Work to complete:
Each line from the top of the listing through the one holding "from matplotlib.lines import Line2D" should be restated word for word, with nothing added and no pictures.

>> START Provided material

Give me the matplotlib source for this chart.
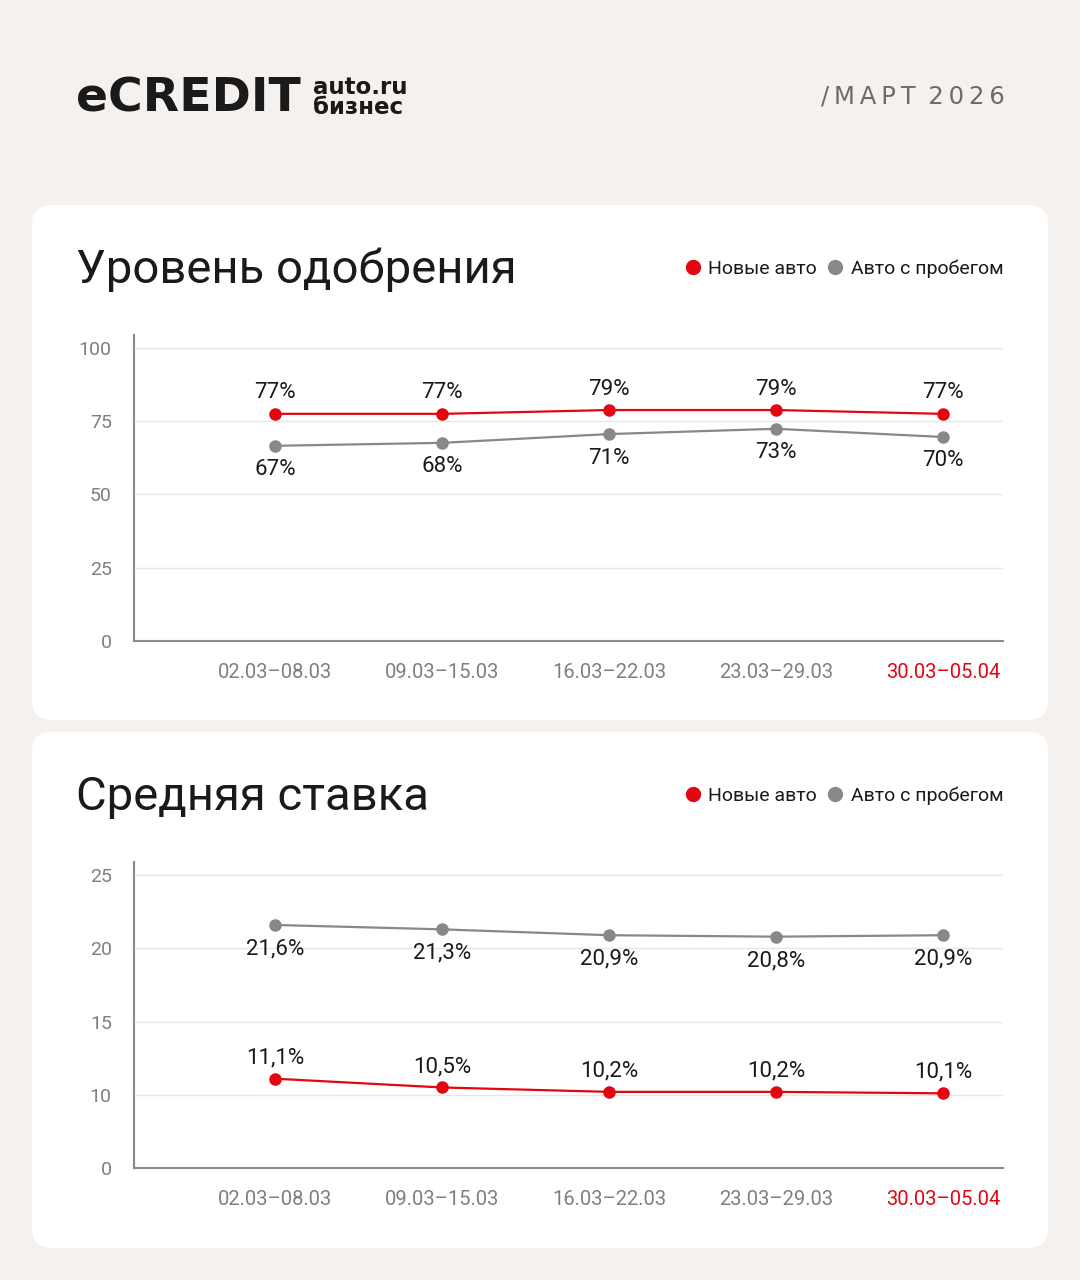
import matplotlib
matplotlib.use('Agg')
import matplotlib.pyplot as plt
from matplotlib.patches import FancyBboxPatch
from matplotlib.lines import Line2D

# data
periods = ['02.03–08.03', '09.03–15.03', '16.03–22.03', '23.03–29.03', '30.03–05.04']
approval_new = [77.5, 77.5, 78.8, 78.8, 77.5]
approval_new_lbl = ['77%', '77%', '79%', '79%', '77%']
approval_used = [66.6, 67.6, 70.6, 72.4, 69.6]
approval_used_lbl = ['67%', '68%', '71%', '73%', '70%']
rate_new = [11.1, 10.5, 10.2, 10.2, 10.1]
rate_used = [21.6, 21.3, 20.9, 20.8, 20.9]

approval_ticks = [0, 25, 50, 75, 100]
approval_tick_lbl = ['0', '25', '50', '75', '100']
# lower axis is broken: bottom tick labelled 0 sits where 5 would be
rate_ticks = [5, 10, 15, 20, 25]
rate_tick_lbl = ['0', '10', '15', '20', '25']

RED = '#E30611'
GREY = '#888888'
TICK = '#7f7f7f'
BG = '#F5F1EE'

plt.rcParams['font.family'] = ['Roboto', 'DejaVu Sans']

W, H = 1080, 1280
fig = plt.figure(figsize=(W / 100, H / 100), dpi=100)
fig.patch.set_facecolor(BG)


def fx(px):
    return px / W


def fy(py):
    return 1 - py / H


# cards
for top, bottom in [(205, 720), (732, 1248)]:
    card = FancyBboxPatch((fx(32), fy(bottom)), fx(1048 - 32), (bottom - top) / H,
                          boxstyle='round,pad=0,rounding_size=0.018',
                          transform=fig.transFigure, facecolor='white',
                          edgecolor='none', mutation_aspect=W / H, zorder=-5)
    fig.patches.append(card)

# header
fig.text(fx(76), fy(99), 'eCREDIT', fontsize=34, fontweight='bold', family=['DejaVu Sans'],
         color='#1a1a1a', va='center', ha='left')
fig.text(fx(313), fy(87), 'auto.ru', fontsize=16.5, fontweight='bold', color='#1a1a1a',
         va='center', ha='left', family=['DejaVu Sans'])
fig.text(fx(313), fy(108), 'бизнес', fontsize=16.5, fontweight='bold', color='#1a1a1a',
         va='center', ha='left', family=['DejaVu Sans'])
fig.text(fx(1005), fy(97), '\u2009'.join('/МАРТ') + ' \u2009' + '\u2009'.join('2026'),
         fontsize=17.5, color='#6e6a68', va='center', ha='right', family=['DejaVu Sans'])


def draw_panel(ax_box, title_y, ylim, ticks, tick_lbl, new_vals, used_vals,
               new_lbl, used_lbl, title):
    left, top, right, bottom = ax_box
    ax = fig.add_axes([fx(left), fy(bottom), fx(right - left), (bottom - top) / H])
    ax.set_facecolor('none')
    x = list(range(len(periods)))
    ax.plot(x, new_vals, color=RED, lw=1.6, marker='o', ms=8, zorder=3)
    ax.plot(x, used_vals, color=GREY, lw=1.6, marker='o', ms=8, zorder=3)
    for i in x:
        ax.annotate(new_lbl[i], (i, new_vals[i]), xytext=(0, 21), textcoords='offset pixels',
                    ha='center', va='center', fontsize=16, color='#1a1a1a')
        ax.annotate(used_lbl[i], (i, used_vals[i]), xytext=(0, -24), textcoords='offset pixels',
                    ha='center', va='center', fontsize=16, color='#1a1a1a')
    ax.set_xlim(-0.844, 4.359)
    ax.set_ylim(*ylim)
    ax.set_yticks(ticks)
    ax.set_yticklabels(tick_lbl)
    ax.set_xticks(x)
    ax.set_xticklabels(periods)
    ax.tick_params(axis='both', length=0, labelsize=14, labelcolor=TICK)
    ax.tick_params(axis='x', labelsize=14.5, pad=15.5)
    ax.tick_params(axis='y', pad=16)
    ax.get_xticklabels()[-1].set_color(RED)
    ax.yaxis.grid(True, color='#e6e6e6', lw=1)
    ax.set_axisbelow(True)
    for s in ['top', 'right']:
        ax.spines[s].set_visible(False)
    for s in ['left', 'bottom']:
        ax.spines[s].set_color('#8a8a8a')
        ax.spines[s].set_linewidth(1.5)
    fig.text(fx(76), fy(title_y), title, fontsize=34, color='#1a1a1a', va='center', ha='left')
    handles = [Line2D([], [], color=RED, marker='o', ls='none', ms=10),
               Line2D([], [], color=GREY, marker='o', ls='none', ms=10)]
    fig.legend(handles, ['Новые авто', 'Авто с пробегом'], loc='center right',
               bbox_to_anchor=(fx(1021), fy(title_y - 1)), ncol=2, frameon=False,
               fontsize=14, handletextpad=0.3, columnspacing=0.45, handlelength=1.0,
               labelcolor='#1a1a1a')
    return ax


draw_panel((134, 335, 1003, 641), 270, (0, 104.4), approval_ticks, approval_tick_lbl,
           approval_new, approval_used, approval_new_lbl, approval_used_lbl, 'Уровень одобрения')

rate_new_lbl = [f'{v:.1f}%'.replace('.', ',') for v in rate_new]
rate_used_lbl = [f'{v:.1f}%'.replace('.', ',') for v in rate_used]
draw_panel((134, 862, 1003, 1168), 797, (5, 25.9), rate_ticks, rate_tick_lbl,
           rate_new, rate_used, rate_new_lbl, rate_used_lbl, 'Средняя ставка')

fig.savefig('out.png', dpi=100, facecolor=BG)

>> END Provided material

Exercise answer:
Give me the matplotlib source for this chart.
import matplotlib
matplotlib.use('Agg')
import matplotlib.pyplot as plt
from matplotlib.patches import FancyBboxPatch
from matplotlib.lines import Line2D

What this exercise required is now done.